The upbeat part of this equation, though, is that the price of doing fantastic
things with digital video continues to drop like a rock. "There has
a been a price collapse," said Sujata Ramnarayan, a multimedia
industry analyst at Dataquest. "But I don't think there's been a feature
collapse," added Ramnarayan. "The high end systems offer features
that aren't needed for corporate training. Corporate videos generally
don't need that many effects or transitions." So what do you get when
you spend thousands more for a higher-end system? "For example, you
can work with more layers at the same time, with speed definitely a factor
-- and any time you have more powerful features you need more speed,"
explained Ramnarayan.
No matter which level of equipment you choose, when dealing with digital
video it's always important to carefully select the hard disk you'll be
using.
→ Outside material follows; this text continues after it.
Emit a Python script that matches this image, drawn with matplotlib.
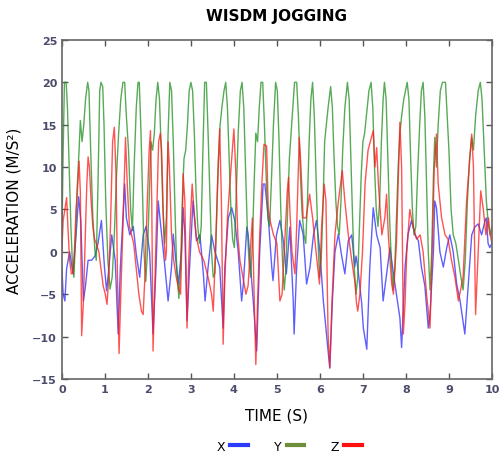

If the disk isn't fast enough to write all the data sent to it,
your video will have gaps in it, known as dropped frames. When checking
specs for hard disks, pay close attention to throughput rates, and look
for the term "sustained throughput," an all-important capability when
it comes to capturing frames of video. To ensure smooth playback, this
data must be written on the hard disk without any pauses. Avoid dropped
frames by selecting a drive that's been A/V rated. Because of drastic
improvements in hard disk speed in the past year, however, nearly any
stock disk drive will be fast enough to handle the throughput of compressed
video. Uncompressed video is another story, however.